▶ **WHAT TO PRODUCE**
Report the number of lines in the entries below that include the word "this", and nothing else.

begin RECORDS PROVIDED

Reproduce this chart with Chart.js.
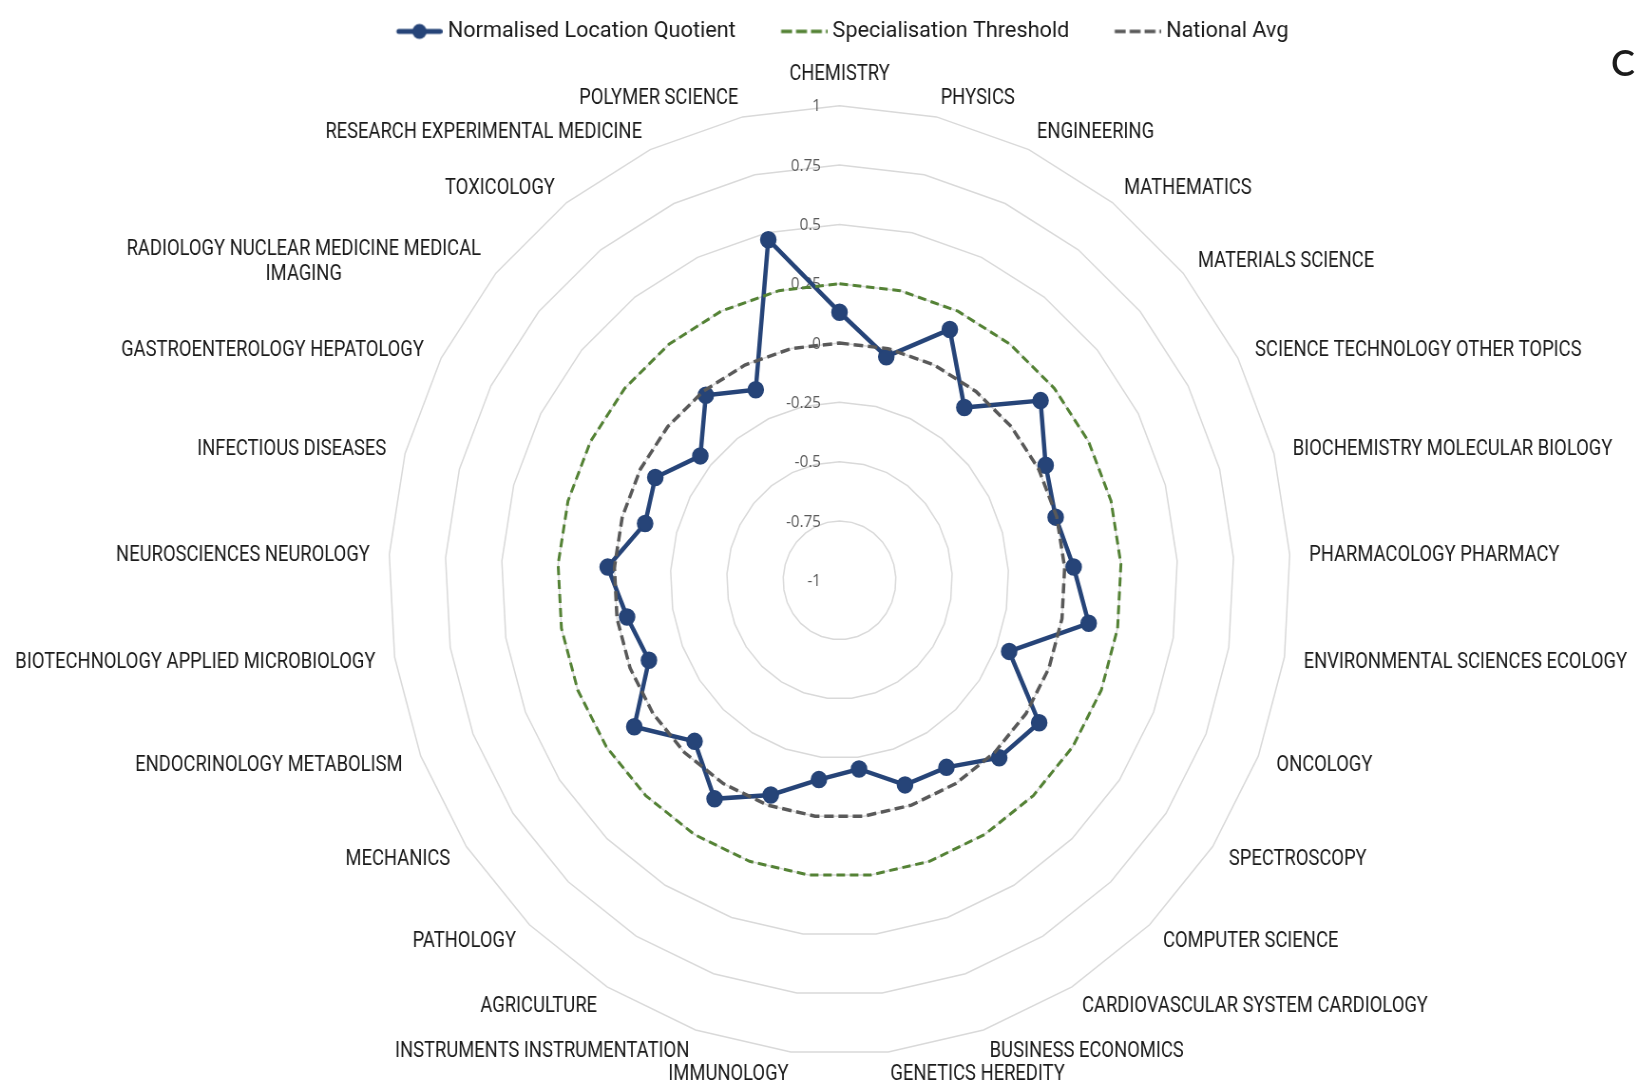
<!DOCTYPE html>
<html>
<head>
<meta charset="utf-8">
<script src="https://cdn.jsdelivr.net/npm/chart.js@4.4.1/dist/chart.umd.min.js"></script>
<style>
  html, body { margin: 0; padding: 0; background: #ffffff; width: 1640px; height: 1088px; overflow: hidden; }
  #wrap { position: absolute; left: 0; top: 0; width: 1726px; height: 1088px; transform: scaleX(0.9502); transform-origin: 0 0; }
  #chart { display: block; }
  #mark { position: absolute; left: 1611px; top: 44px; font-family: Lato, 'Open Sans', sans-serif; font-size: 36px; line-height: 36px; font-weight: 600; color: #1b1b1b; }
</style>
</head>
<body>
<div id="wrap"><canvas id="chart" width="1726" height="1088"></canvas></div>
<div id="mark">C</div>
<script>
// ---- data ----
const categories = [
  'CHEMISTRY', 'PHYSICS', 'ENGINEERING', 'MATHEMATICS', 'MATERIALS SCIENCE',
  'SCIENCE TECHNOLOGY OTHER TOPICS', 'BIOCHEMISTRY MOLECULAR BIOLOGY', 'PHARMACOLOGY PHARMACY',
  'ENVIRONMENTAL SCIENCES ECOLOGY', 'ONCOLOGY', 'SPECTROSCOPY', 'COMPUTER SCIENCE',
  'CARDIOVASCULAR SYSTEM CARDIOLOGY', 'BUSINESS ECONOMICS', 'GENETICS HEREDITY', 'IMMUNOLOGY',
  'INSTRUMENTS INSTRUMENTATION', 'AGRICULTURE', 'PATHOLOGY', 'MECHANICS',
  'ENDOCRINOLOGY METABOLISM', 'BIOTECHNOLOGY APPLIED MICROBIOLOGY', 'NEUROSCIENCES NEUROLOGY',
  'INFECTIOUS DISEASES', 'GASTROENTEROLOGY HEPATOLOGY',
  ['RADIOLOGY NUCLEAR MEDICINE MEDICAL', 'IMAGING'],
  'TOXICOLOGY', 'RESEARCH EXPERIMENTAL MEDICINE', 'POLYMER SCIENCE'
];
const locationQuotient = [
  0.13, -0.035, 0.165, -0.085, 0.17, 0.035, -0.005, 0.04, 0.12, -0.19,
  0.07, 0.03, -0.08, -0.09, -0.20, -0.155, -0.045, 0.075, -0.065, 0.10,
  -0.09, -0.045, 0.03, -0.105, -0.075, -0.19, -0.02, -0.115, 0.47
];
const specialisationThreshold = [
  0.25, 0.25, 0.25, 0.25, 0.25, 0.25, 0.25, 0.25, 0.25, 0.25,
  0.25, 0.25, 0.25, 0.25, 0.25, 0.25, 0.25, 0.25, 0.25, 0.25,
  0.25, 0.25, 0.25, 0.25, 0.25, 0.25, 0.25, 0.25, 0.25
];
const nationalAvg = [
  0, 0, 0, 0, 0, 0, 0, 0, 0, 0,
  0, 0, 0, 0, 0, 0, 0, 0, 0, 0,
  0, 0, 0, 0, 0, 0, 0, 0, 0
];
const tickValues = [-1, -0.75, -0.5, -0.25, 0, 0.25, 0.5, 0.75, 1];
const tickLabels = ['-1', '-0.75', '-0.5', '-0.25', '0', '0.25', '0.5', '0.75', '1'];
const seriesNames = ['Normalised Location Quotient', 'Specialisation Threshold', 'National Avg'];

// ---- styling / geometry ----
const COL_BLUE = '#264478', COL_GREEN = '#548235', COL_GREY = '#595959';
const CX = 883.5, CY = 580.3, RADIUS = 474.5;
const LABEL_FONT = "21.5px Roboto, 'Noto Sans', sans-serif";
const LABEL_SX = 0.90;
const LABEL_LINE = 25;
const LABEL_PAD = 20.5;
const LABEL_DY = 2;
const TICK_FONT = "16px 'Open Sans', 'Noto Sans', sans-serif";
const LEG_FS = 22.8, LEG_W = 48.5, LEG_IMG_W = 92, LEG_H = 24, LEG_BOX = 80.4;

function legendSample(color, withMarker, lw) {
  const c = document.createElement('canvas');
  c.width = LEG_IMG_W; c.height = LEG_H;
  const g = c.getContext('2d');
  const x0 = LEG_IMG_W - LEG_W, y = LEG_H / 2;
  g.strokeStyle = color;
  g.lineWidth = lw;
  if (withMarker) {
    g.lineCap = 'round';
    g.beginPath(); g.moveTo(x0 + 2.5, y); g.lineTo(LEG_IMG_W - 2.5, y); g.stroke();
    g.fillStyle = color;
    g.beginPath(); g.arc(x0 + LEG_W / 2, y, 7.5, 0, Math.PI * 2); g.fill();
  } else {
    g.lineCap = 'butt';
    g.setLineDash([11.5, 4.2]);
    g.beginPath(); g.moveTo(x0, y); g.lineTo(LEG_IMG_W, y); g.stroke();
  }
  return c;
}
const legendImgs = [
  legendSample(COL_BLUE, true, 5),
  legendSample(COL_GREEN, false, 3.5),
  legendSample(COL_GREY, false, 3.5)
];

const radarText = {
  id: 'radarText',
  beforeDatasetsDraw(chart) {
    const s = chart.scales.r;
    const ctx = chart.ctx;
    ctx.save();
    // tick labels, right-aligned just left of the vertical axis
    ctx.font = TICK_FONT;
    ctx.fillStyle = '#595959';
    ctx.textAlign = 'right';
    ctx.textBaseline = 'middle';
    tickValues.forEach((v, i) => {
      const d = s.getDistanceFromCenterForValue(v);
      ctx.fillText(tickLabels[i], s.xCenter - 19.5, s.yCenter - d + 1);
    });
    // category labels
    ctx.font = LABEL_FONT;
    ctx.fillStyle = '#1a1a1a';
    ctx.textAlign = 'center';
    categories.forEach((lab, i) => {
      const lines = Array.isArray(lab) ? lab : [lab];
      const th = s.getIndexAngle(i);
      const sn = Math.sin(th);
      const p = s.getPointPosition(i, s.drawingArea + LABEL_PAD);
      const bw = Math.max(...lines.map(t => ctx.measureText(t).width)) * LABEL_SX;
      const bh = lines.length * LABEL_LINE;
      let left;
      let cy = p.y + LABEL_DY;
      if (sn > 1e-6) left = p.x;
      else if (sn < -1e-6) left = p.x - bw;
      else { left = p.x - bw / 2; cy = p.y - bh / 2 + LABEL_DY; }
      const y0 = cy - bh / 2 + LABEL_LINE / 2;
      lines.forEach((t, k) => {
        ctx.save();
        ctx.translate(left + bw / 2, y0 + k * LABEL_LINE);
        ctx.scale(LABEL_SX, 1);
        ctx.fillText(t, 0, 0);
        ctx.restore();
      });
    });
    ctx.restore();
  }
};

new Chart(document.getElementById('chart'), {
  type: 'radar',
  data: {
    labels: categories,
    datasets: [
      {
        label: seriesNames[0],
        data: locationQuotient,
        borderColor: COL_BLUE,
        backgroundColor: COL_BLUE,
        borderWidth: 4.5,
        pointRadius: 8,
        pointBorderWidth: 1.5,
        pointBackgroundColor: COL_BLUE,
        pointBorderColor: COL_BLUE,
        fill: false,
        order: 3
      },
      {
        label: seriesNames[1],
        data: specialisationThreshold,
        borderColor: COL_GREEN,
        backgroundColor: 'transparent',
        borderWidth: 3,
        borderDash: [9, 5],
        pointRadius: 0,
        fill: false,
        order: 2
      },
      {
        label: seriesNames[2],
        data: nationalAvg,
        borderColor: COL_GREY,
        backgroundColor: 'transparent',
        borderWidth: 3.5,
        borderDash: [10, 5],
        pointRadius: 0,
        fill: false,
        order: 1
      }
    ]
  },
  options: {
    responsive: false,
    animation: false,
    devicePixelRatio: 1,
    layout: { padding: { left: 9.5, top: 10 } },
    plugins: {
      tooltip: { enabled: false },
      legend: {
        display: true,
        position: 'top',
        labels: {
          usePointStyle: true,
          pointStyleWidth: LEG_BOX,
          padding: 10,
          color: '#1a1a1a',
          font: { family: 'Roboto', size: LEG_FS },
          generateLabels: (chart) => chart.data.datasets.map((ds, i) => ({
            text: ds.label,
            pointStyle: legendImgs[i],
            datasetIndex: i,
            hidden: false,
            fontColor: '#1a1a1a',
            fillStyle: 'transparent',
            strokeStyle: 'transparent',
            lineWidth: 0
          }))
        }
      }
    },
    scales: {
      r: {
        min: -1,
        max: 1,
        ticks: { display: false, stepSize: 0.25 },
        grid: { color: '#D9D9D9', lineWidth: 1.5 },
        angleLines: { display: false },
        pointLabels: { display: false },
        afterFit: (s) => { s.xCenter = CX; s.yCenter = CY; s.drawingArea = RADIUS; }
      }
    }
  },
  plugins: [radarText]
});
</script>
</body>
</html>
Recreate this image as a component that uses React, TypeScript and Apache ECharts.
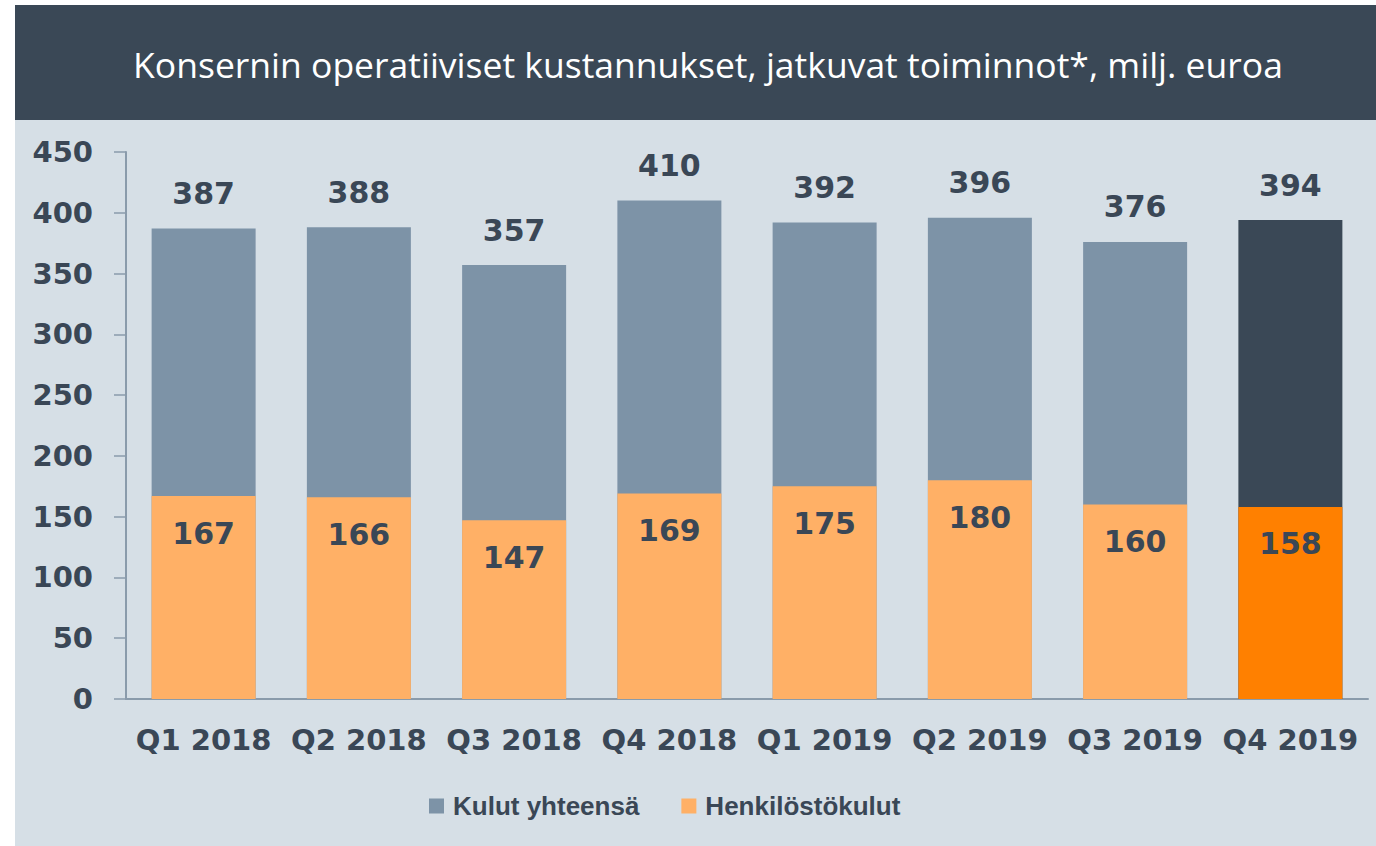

end RECORDS PROVIDED

▶ **TASK RESPONSE**
2